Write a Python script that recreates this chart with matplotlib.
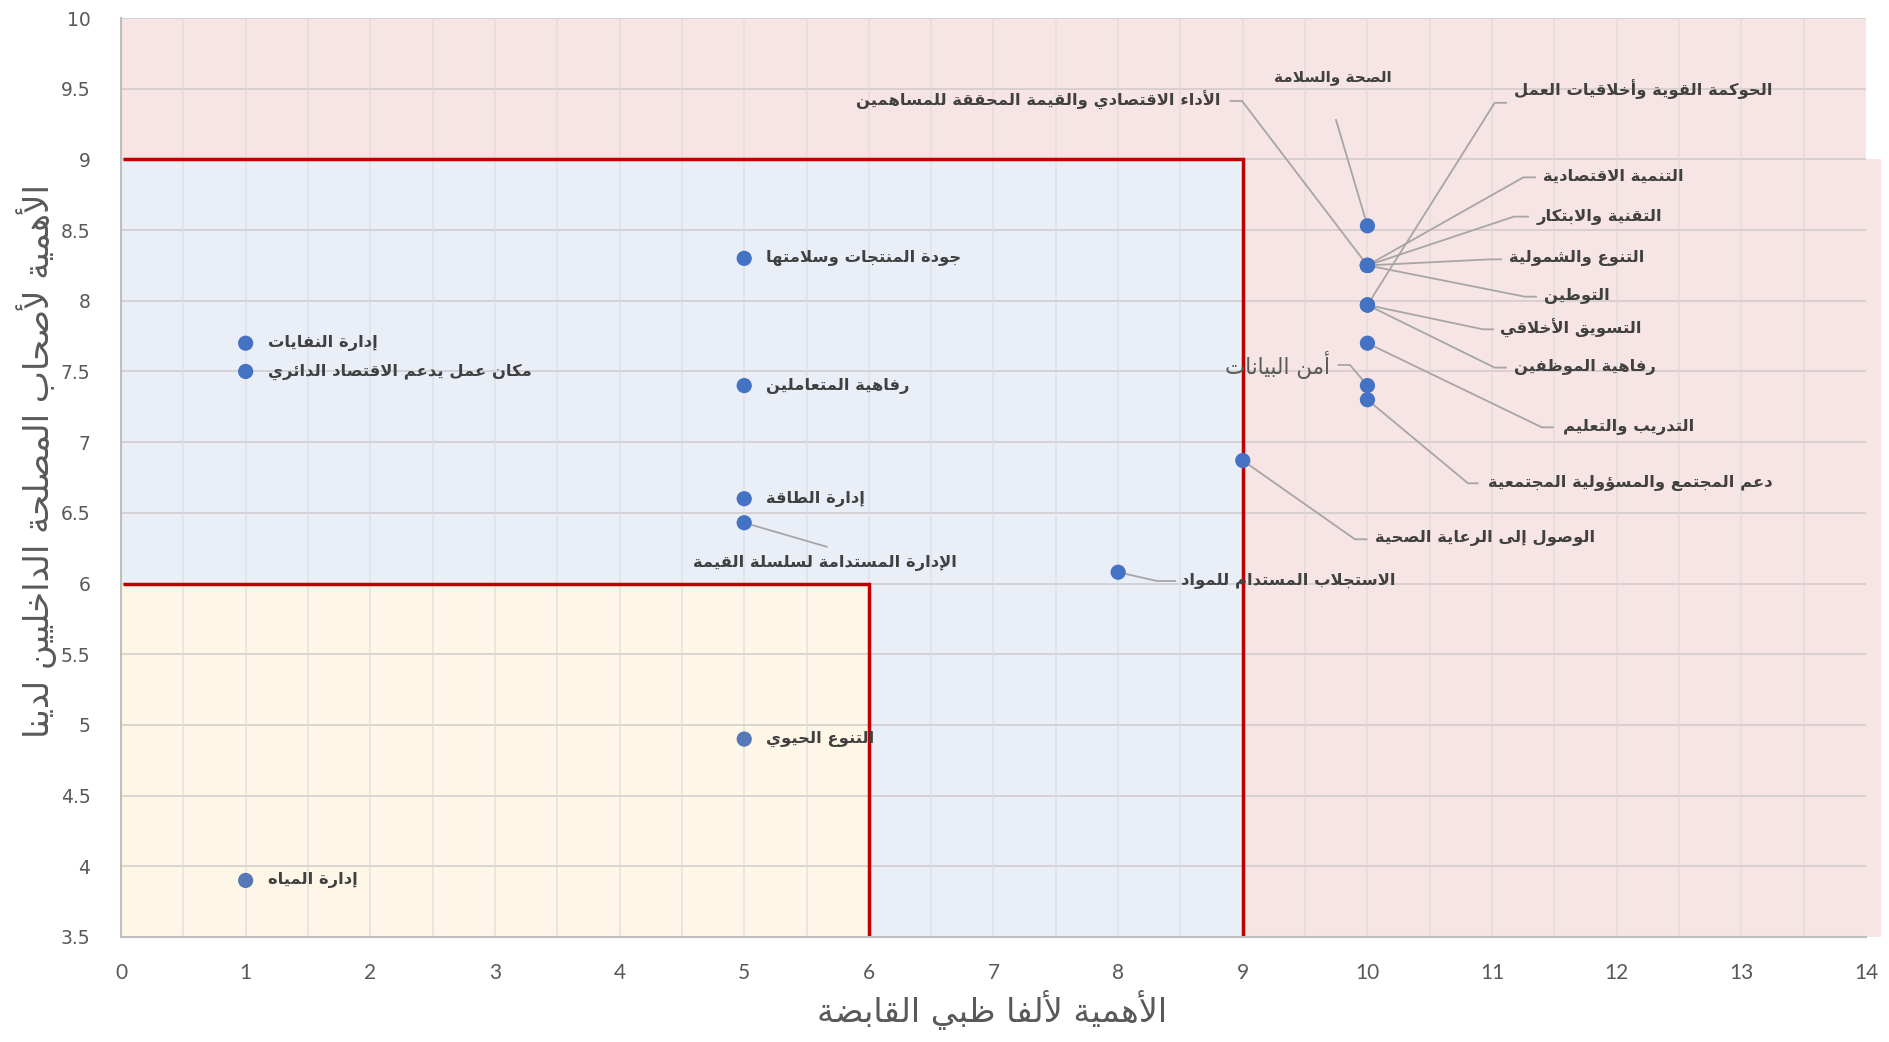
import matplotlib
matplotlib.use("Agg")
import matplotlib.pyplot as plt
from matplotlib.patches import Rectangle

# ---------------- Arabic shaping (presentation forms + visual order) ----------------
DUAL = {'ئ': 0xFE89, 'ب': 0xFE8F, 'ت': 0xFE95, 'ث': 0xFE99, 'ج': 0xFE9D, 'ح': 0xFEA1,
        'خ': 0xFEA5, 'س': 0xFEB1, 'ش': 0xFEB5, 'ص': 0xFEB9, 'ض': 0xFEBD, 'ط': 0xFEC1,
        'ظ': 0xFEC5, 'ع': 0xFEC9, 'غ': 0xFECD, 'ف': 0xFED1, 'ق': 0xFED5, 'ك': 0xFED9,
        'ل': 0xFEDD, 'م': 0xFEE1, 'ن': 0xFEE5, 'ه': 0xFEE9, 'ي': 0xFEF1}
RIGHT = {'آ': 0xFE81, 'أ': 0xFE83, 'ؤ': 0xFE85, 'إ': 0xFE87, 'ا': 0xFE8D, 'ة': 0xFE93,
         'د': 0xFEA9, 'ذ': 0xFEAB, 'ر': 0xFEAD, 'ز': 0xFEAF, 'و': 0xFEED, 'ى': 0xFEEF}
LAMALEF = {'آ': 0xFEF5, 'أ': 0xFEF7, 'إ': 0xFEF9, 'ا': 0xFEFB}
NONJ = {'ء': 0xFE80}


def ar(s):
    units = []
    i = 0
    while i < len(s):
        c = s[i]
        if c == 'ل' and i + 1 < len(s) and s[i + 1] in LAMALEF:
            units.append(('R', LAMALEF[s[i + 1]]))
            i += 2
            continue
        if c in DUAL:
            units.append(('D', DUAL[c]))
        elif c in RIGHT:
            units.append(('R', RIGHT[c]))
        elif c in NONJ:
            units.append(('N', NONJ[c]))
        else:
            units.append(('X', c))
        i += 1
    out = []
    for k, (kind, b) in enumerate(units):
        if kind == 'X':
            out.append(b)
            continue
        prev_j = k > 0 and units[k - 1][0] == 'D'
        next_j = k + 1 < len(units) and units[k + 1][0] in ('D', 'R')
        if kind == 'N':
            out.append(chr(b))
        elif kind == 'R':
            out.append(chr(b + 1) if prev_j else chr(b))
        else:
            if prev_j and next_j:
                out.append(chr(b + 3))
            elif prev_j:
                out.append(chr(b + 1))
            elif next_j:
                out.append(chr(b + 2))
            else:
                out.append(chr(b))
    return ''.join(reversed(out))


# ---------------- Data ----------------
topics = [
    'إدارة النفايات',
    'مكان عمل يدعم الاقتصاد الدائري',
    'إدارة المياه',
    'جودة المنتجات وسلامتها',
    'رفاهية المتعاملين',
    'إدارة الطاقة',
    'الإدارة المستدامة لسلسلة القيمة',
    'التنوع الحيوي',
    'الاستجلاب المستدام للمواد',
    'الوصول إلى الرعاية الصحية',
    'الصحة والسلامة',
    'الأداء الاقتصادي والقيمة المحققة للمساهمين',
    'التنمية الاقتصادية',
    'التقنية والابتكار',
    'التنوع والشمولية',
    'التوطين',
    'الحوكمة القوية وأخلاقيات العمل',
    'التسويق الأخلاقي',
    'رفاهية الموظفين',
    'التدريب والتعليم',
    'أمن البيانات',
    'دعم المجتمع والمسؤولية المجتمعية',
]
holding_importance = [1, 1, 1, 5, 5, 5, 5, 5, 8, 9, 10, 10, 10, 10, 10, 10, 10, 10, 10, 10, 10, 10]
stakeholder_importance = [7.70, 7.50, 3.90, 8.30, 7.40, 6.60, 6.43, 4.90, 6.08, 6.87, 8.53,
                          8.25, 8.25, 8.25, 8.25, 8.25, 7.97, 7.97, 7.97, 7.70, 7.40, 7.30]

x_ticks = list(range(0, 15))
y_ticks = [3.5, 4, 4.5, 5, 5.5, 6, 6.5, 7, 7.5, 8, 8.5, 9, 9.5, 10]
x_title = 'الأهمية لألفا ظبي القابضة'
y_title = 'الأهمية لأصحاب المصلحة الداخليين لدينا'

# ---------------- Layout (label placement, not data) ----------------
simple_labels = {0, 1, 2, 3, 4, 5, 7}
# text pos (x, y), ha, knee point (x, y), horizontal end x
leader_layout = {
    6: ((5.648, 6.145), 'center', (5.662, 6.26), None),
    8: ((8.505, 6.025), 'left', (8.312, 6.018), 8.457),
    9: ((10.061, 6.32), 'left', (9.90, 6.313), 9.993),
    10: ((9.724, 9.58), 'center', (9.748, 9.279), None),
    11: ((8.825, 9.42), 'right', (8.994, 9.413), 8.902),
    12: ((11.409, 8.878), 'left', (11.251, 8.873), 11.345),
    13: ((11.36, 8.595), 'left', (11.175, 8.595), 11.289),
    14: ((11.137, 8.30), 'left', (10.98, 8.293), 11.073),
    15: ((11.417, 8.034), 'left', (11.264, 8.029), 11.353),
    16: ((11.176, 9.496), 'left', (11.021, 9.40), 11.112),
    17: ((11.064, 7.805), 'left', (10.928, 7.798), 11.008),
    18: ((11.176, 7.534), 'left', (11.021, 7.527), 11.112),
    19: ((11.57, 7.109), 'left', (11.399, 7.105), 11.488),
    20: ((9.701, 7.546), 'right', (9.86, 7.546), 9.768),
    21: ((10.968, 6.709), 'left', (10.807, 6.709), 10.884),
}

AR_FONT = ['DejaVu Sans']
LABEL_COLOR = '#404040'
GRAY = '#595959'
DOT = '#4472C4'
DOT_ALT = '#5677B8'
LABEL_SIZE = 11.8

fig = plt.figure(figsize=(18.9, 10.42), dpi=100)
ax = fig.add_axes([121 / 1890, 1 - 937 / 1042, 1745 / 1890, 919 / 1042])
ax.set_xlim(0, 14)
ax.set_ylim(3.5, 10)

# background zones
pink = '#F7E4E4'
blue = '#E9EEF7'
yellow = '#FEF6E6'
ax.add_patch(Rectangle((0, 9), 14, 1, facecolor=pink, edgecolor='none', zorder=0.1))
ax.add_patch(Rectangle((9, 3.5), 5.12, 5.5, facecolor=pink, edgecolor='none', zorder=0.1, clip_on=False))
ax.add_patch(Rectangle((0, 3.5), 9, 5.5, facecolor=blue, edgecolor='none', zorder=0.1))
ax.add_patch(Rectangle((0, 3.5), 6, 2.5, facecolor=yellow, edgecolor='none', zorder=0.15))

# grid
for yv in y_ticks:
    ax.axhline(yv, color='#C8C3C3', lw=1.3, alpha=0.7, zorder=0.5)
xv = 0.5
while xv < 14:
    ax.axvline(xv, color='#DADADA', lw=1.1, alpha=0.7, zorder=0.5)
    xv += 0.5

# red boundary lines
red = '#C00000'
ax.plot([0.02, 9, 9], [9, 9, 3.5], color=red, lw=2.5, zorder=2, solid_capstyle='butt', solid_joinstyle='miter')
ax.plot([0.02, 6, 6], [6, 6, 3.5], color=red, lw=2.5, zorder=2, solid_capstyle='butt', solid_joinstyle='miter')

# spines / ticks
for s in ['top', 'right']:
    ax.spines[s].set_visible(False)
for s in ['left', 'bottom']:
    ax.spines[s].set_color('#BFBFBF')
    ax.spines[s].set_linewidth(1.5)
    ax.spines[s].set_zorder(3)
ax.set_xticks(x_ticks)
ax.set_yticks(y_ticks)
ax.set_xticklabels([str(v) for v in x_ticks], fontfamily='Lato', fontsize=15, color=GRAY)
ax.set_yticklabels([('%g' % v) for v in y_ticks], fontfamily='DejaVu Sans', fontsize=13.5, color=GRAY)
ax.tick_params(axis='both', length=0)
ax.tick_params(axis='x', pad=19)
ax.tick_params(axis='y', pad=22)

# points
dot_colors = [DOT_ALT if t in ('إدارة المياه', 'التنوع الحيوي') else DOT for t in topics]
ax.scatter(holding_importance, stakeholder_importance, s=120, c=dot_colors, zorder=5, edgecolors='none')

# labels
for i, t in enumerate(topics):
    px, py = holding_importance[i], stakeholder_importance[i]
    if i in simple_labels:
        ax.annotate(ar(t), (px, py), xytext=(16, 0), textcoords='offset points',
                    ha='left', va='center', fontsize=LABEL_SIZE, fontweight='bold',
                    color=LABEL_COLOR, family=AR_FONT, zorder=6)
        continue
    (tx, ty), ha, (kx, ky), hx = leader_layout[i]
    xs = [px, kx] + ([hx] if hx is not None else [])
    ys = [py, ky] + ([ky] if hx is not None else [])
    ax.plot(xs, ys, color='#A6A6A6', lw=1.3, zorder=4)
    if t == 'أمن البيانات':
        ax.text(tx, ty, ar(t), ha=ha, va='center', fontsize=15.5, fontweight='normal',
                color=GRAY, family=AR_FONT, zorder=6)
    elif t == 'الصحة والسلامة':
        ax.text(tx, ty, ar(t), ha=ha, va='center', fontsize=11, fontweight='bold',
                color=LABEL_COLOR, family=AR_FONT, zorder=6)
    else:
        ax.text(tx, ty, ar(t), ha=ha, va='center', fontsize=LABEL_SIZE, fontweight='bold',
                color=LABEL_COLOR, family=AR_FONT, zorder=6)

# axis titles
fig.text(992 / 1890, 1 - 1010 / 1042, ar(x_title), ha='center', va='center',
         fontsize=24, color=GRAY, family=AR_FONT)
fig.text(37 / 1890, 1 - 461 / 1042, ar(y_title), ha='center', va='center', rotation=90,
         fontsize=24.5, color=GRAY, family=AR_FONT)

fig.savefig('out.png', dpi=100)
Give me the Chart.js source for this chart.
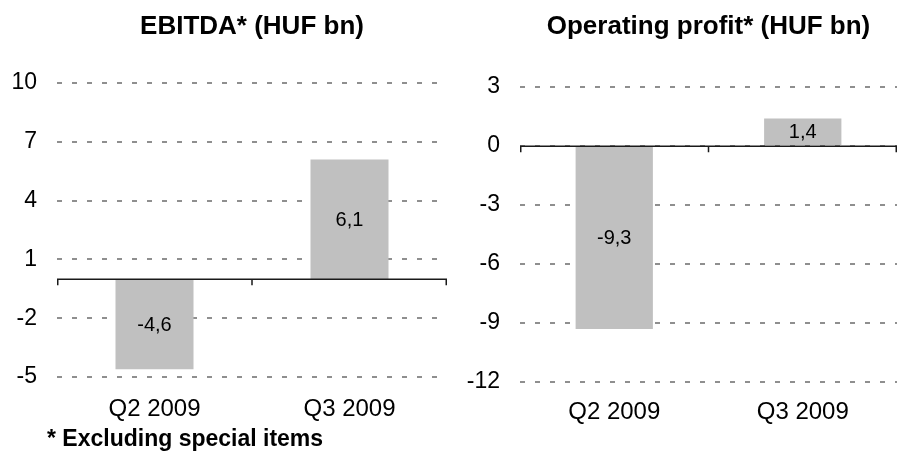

_____

What you should do
Restate only the lines running from the start of the material above through the line containing "from matplotlib.patches import Rectangle", ends included. No pictures.

Output of the exercise
Write a Python script that recreates this chart with matplotlib.
import matplotlib
matplotlib.use("Agg")
import matplotlib.pyplot as plt
from matplotlib.patches import Rectangle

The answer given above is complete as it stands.